We were getting close to the end of day #1. I really didn’t want to come back for day #2 with less than 10,000 in chips, so I decided to find a decent hand and go with it. I went a whole round without getting much of anything. Now at less than 8,000 I was dealt an A-9 suited. I was not in love with the hand, but now I could not afford patience. I raised to 2000. My only caller was Barry Shulman. The flop was A-3-5 unsuited. I decided to check the pair of Aces I now had. This is a well-described Sklansky strategy. Barry checked as well. I felt confident that I had the best hand, but Barry had read Sklansky too. The turn was an 8, and I bet 4000. Barry called with little reluctance. I had just seen Barry call down Chris Gregorian’s A-K when two Aces were on the board, paying him nearly 10,000. I now envisioned Barry paying me off just the same. I felt that my check on the flop only lured him into my trap. The river was a King. I put in my last 1900, and he called again.

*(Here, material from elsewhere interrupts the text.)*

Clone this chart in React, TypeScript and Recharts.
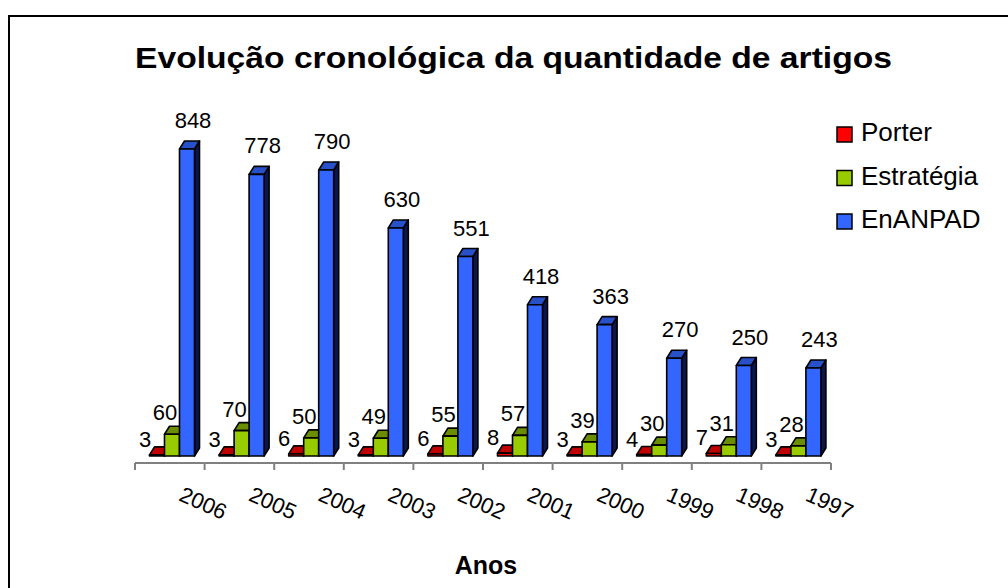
import React from 'react';
import { BarChart, Bar, XAxis, YAxis, Legend, LabelList } from 'recharts';

// values
const years = ['2006', '2005', '2004', '2003', '2002', '2001', '2000', '1999', '1998', '1997'];
const porter = [3, 3, 6, 3, 6, 8, 3, 4, 7, 3];
const estrategia = [60, 70, 50, 49, 55, 57, 39, 30, 31, 28];
const enanpad = [848, 778, 790, 630, 551, 418, 363, 270, 250, 243];

const data = years.map((ano, i) => ({
  ano,
  porter: porter[i],
  estrategia: estrategia[i],
  enanpad: enanpad[i],
}));

const W = 1008;
const H = 588;
const M = { top: 94, left: 135, right: 177, bottom: 0 };
const AXIS_H = 132;
const BAND = (W - M.left - M.right) / years.length;
const DEPTH_X = 5;
const DEPTH_Y = 8;
const SHIFT = 2.5;
const FONT = '"Liberation Sans", Arial, sans-serif';

const series = [
  { key: 'porter', name: 'Porter', front: '#ff0000', top: '#c00000', side: '#400000', dx: -12, dy: -8 },
  { key: 'estrategia', name: 'Estratégia', front: '#99cc00', top: '#6b8e00', side: '#243000', dx: -7, dy: -14 },
  { key: 'enanpad', name: 'EnANPAD', front: '#3366ff', top: '#2850c8', side: '#0a1650', dx: 6, dy: -21 },
];

type S = (typeof series)[number];

const Bar3D = ({ x, y, width, height, s }: any) => {
  const x0 = x + SHIFT;
  const w = width;
  const h = Math.max(height, 0.5);
  return (
    <g stroke="#000" strokeWidth={1.6} strokeLinejoin="round">
      <polygon
        points={`${x0 + w},${y} ${x0 + w + DEPTH_X},${y - DEPTH_Y} ${x0 + w + DEPTH_X},${y + h - DEPTH_Y} ${x0 + w},${y + h}`}
        fill={s.side}
      />
      <polygon
        points={`${x0},${y} ${x0 + DEPTH_X},${y - DEPTH_Y} ${x0 + w + DEPTH_X},${y - DEPTH_Y} ${x0 + w},${y}`}
        fill={s.top}
      />
      <rect x={x0} y={y} width={w} height={h} fill={s.front} />
    </g>
  );
};

const makeLabel = (s: S) => (p: any) => (
  <text
    x={p.x + p.width / 2 + SHIFT + s.dx}
    y={p.y + s.dy}
    textAnchor="middle"
    fontSize={22}
    fontFamily={FONT}
    fill="#000"
  >
    {p.value}
  </text>
);

const YearTick = ({ x, y, payload, index }: any) => {
  const half = BAND / 2;
  const ay = y + 7;
  const tx = x + 8;
  const ty = y + 44;
  return (
    <g>
      <line x1={x - half} x2={x + half} y1={ay} y2={ay} stroke="#808080" strokeWidth={2} />
      <line x1={x - half} x2={x - half} y1={ay} y2={ay + 7} stroke="#808080" strokeWidth={2} />
      {index === years.length - 1 && (
        <line x1={x + half} x2={x + half} y1={ay} y2={ay + 7} stroke="#808080" strokeWidth={2} />
      )}
      <text x={tx} y={ty} transform={`rotate(24 ${tx} ${ty})`} fontSize={22} fontFamily={FONT} fill="#000">
        {payload.value}
      </text>
    </g>
  );
};

const renderLegend = () => (
  <svg width={170} height={140} style={{ display: 'block' }}>
    {series.map((s, i) => (
      <g key={s.key} transform={`translate(0, ${i * 43.5})`}>
        <rect x={3} y={10} width={15} height={15} fill={s.front} stroke="#000" strokeWidth={1.5} />
        <text x={27} y={24} fontSize={26} fontFamily={FONT} fill="#000">
          {s.name}
        </text>
      </g>
    ))}
  </svg>
);

export default function App() {
  return (
    <div
      style={{
        position: 'absolute',
        left: 0,
        top: 0,
        width: W,
        height: H,
        overflow: 'hidden',
        background: '#fff',
        fontFamily: FONT,
      }}
    >
      <div
        style={{
          position: 'absolute',
          left: 8,
          top: 15,
          width: 1100,
          height: 700,
          borderLeft: '2px solid #000',
          borderTop: '2px solid #000',
        }}
      />
      <div style={{ position: 'absolute', left: 0, top: 0 }}>
        <BarChart width={W} height={H} data={data} margin={M} barSize={15} barGap={0}>
          <XAxis
            dataKey="ano"
            height={AXIS_H}
            axisLine={false}
            tickLine={false}
            tickSize={0}
            tickMargin={0}
            interval={0}
            tick={<YearTick />}
          />
          <YAxis hide domain={[0, 1000]} />
          <Legend
            layout="horizontal"
            verticalAlign="middle"
            align="center"
            content={renderLegend}
            wrapperStyle={{ position: 'absolute', left: 834, top: 117, width: 170 }}
          />
          {series.map((s) => (
            <Bar
              key={s.key}
              dataKey={s.key}
              name={s.name}
              fill={s.front}
              isAnimationActive={false}
              shape={(p: any) => <Bar3D {...p} s={s} />}
            >
              <LabelList dataKey={s.key} content={makeLabel(s)} />
            </Bar>
          ))}
        </BarChart>
      </div>
      <svg width={W} height={H} style={{ position: 'absolute', left: 0, top: 0, pointerEvents: 'none' }}>
        <text
          x={135}
          y={68}
          fontSize={30}
          fontWeight="bold"
          fontFamily={FONT}
          textLength={757}
          lengthAdjust="spacingAndGlyphs"
        >
          Evolução cronológica da quantidade de artigos
        </text>
        <text x={486} y={574} fontSize={25} fontWeight="bold" fontFamily={FONT} textAnchor="middle">
          Anos
        </text>
      </svg>
    </div>
  );
}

I showed him my Ace-9. He looked and said, “Oh, I have a Jack.” He meant a Jack to go with his Ace, and it took a few seconds to register that I was finished playing poker for the weekend.

 

Yes I lost again, but I have to say that today was about the most fun I have ever had losing $5,000. I came away feeling that I was competitive. I had a chance to play with some poker greats, and I felt that I was able to hold my own with these guys. Sure I feel like a goof-ball going down with A-9 to an Ace-Jack, but I was feeling a need to push a hand at that point. Besides that play, I walked away happy with my game. I actually lost 21,000 in chips with pairs ten through Kings, which are hands that you would usually hope to win with. One of these days, I’m going to hit one of these for a few hundred thousand. I definitely like the structure of these larger events. You get to start with 10,000, which gives you plenty of maneuvering room. I am probably going to focus my money on more of the bigger tournaments, rather than nickel and dime myself broke on the small ones.